Geçtiğimiz günlerde twitrda bi twet gördüm” Bir peyzaj mimarı bizim kestirmeden gitme alışkanlığımızı göz ardı etmeden çizim yaparsa “çimlere basmayınız” tabelasına ihtiyaç olmayacaktır.( @InceMrve) diye. Haklı dedim içimden, çimler içinde oluşan keçi yollarının büyük çoğunluğunun nedeni bizim yetersiz tasarladığımız sirkülasyon ağları olabilir.
Sonra ölçeği biraz küçültüp kendime döndüm. Acaba bugüne kadar yapıp teslim ettiğim işler her şeyi ile “Doğru” mu? Yanlış yaptığım, ileride kullanıcılar sorun oluşturacak, zamanla kullanışsız-anlamsız olacak, doğaya zarar verecek bir şeylere vesile olmuş muyumdur? Bu meslekte olgunlaştığım zaman geçmişte yaptığım yanlış bir uygulamamı görüp bende oluşturacağı utanç duygusunu düşündüm. Ürkütücü…

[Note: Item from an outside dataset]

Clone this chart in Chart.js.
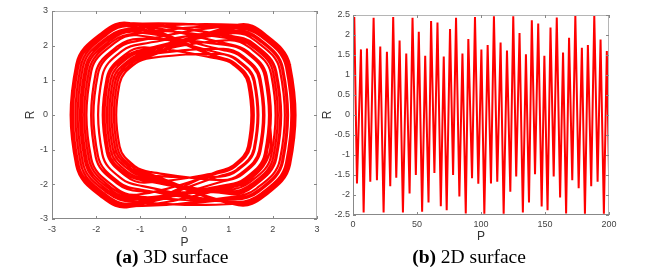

Öğrencilik yıllarımda hocalarımız; “ Şu parkı tasarlayın, çeşitli kullanımlar koyun” dediklerinde, hemen bir altıgen ya da sekizgen amfi kondururdum arazinin ortasına. Sanki her dakika sahneye koyulan tiyatrolarıyla, sokak sanatçılarının çok itibar gördüğü, destelendiği çok sanatsal bir toplumda yaşıyoruz da… O amfinin önüne vazgeçilmez bir yer satrancı, parkın her bir taraftan fışkıran sular, çeşitli yerlere serpiştirilmiş pergolalar – gazebolar ve şekli hiç değişmeyen böbrek havuzlar…
Kim öğretmişti bize bu konsepti… O fikri ilk kim ortaya attı, bizler arasında nasıl bu kadar yayılıp vazgeçilmez bir tasarım unsuru haline geldi gerçekten bilmiyorum.
Haliyle hocalarımız eleştirdi “ n’olacak o amfi, sence de fazla maliyetli ve çirkin değimi?”
Bana yöneltilen o sorudan sonra nerde amfi görsem feci şekilde eleştirerek bakıyorum. Nereye yapılmış, hangi sosyal guruba hitap ediyor, kapasitesi nedir, ne kadar doğal, yönü doğru mu? Belki de bu kadar çok eleştirerek baktığım içindir, o kadar komik yerlerde konumlandırılan amfiler gördüğüm oluyor ki, bazen o işin altına imza atan kişiyi bulup anlından öpesim geliyor. Adam kent içinde araçların vızır vızır geçtiği yolun kıyısına, izleyiciler yola bakar vaziyette kondurmuş koca yunan tipi amfiyi. Kardeşim orda gösteri olsa sesi nasıl duyuracaksın, hadi duyurdun diyelim o kadar egzoz toz duman kullanıcının üzerinde, hadi bunu da bir şekilde izole ettin diyelim, kullanılmadığı zaman estetikten yoksun koca bir beton yığını… E şimdi bize tasarımın vazgeçilmezi olarak öğretilen ‘Fonksiyonel – İşlevsel – Ekonomik ‘ unsurlarının hangisini yerine getirmiş olduk?
Biz peyzaj mimarlığı unvanını taşıyan kişiler olarak mesleğimizin gerekliliğini vurgulamaya çalıştığımız bu dönemlerde, İşin kolayına kaçıp kopyala yapıştır tekniği kullanmadan, Araştırarak, Kendimizi sürekli geliştirerek, Gereksinimlere akılcı çözümler tasarlayarak, mesleğimizin savunucusu olabileceğimize inanıyorum.
Fatma BETOS
Peyzaj Mimarı / KOCAELİ
Çok doğru bir paylaşım olmuş. Doğrusu kendi öğrencilik hayatımdan birçok parça buldum.. elinize sağlık.